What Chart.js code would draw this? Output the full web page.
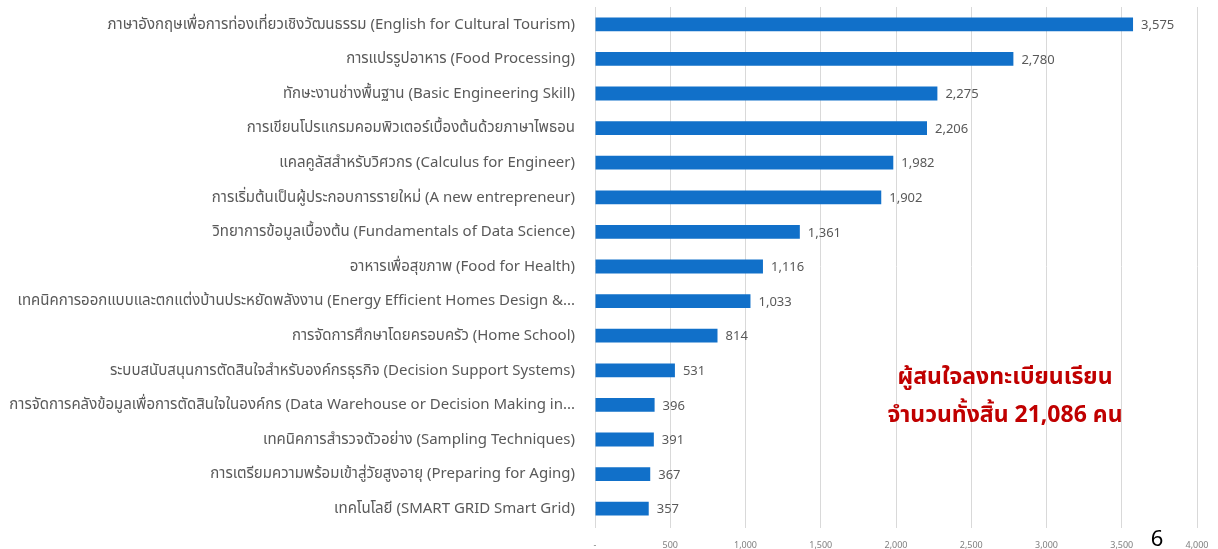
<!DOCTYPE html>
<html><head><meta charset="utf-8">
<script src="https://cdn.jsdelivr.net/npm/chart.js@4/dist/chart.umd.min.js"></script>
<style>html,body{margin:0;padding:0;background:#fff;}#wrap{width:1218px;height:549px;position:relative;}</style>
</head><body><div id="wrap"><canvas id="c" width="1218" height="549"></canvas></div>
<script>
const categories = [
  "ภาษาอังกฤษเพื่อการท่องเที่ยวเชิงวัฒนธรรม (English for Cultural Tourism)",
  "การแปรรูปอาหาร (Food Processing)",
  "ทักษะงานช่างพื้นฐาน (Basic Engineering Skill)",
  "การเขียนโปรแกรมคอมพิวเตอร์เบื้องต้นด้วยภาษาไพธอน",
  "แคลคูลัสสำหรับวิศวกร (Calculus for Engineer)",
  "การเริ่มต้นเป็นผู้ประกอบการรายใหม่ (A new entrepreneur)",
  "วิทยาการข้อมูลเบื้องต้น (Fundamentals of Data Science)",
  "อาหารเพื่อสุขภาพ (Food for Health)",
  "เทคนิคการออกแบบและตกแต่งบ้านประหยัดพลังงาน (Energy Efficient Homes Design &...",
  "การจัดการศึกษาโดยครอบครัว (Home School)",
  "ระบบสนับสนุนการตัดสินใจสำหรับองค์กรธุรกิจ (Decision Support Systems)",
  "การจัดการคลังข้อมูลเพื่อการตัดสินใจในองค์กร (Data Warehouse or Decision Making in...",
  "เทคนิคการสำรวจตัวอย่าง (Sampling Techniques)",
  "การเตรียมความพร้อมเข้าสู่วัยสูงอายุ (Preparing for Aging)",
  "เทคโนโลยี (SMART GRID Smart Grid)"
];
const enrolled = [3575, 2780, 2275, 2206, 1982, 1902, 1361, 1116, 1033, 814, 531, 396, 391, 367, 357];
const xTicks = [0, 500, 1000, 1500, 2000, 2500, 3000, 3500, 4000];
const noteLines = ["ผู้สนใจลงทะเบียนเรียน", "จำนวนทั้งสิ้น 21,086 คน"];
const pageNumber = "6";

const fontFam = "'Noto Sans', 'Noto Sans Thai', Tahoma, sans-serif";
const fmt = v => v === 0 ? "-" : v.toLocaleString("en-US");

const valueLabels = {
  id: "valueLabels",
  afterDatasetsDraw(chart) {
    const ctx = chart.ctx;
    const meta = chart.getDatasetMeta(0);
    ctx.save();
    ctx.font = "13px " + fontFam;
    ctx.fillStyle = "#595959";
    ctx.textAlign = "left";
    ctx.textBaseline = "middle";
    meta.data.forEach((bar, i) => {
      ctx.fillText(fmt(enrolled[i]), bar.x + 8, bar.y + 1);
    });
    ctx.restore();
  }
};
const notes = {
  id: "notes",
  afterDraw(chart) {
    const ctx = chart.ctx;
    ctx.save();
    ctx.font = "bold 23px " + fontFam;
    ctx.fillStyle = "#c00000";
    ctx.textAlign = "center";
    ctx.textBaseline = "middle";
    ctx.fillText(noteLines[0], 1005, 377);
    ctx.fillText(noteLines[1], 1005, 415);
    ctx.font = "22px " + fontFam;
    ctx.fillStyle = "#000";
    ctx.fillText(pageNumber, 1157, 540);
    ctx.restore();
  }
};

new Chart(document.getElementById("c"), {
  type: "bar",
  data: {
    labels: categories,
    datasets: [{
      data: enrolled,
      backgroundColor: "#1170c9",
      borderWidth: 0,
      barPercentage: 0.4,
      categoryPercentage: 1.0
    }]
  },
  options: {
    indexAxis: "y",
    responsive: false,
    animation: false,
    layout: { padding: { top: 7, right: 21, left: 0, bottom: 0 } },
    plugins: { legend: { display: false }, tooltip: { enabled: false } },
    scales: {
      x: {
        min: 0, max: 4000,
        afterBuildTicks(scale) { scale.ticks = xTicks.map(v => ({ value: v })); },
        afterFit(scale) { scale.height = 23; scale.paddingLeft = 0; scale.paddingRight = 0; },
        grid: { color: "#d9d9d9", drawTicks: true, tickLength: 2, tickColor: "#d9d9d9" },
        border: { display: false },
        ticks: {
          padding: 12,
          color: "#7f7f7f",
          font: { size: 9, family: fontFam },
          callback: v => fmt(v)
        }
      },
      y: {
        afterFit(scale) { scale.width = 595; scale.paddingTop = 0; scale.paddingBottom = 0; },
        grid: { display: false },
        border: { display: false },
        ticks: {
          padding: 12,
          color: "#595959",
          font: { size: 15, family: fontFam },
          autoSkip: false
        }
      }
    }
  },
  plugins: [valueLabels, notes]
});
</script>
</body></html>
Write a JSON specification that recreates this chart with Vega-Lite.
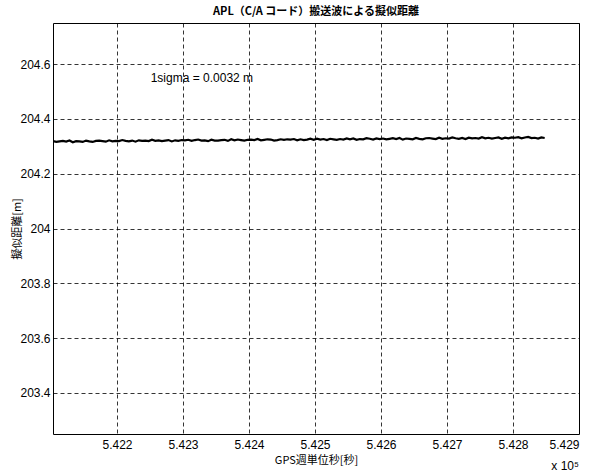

----

### EXERCISE TASK:
Omit the pictures and output all of the other material exactly.

### WORKED SOLUTION:
What Chart.js code would draw this? Output the full web page.
<!DOCTYPE html>
<html><head><meta charset="utf-8">
<script src="https://cdn.jsdelivr.net/npm/chart.js@4/dist/chart.umd.min.js"></script>
<style>html,body{margin:0;padding:0;background:#fff;}#wrap{width:1218px;height:549px;position:relative;}</style>
</head><body><div id="wrap"><canvas id="c" width="1218" height="549"></canvas></div>
<script>
const categories = [
  "ภาษาอังกฤษเพื่อการท่องเที่ยวเชิงวัฒนธรรม (English for Cultural Tourism)",
  "การแปรรูปอาหาร (Food Processing)",
  "ทักษะงานช่างพื้นฐาน (Basic Engineering Skill)",
  "การเขียนโปรแกรมคอมพิวเตอร์เบื้องต้นด้วยภาษาไพธอน",
  "แคลคูลัสสำหรับวิศวกร (Calculus for Engineer)",
  "การเริ่มต้นเป็นผู้ประกอบการรายใหม่ (A new entrepreneur)",
  "วิทยาการข้อมูลเบื้องต้น (Fundamentals of Data Science)",
  "อาหารเพื่อสุขภาพ (Food for Health)",
  "เทคนิคการออกแบบและตกแต่งบ้านประหยัดพลังงาน (Energy Efficient Homes Design &...",
  "การจัดการศึกษาโดยครอบครัว (Home School)",
  "ระบบสนับสนุนการตัดสินใจสำหรับองค์กรธุรกิจ (Decision Support Systems)",
  "การจัดการคลังข้อมูลเพื่อการตัดสินใจในองค์กร (Data Warehouse or Decision Making in...",
  "เทคนิคการสำรวจตัวอย่าง (Sampling Techniques)",
  "การเตรียมความพร้อมเข้าสู่วัยสูงอายุ (Preparing for Aging)",
  "เทคโนโลยี (SMART GRID Smart Grid)"
];
const enrolled = [3575, 2780, 2275, 2206, 1982, 1902, 1361, 1116, 1033, 814, 531, 396, 391, 367, 357];
const xTicks = [0, 500, 1000, 1500, 2000, 2500, 3000, 3500, 4000];
const noteLines = ["ผู้สนใจลงทะเบียนเรียน", "จำนวนทั้งสิ้น 21,086 คน"];
const pageNumber = "6";

const fontFam = "'Noto Sans', 'Noto Sans Thai', Tahoma, sans-serif";
const fmt = v => v === 0 ? "-" : v.toLocaleString("en-US");

const valueLabels = {
  id: "valueLabels",
  afterDatasetsDraw(chart) {
    const ctx = chart.ctx;
    const meta = chart.getDatasetMeta(0);
    ctx.save();
    ctx.font = "13px " + fontFam;
    ctx.fillStyle = "#595959";
    ctx.textAlign = "left";
    ctx.textBaseline = "middle";
    meta.data.forEach((bar, i) => {
      ctx.fillText(fmt(enrolled[i]), bar.x + 8, bar.y + 1);
    });
    ctx.restore();
  }
};
const notes = {
  id: "notes",
  afterDraw(chart) {
    const ctx = chart.ctx;
    ctx.save();
    ctx.font = "bold 23px " + fontFam;
    ctx.fillStyle = "#c00000";
    ctx.textAlign = "center";
    ctx.textBaseline = "middle";
    ctx.fillText(noteLines[0], 1005, 377);
    ctx.fillText(noteLines[1], 1005, 415);
    ctx.font = "22px " + fontFam;
    ctx.fillStyle = "#000";
    ctx.fillText(pageNumber, 1157, 540);
    ctx.restore();
  }
};

new Chart(document.getElementById("c"), {
  type: "bar",
  data: {
    labels: categories,
    datasets: [{
      data: enrolled,
      backgroundColor: "#1170c9",
      borderWidth: 0,
      barPercentage: 0.4,
      categoryPercentage: 1.0
    }]
  },
  options: {
    indexAxis: "y",
    responsive: false,
    animation: false,
    layout: { padding: { top: 7, right: 21, left: 0, bottom: 0 } },
    plugins: { legend: { display: false }, tooltip: { enabled: false } },
    scales: {
      x: {
        min: 0, max: 4000,
        afterBuildTicks(scale) { scale.ticks = xTicks.map(v => ({ value: v })); },
        afterFit(scale) { scale.height = 23; scale.paddingLeft = 0; scale.paddingRight = 0; },
        grid: { color: "#d9d9d9", drawTicks: true, tickLength: 2, tickColor: "#d9d9d9" },
        border: { display: false },
        ticks: {
          padding: 12,
          color: "#7f7f7f",
          font: { size: 9, family: fontFam },
          callback: v => fmt(v)
        }
      },
      y: {
        afterFit(scale) { scale.width = 595; scale.paddingTop = 0; scale.paddingBottom = 0; },
        grid: { display: false },
        border: { display: false },
        ticks: {
          padding: 12,
          color: "#595959",
          font: { size: 15, family: fontFam },
          autoSkip: false
        }
      }
    }
  },
  plugins: [valueLabels, notes]
});
</script>
</body></html>
Write a JSON specification that recreates this chart with Vega-Lite.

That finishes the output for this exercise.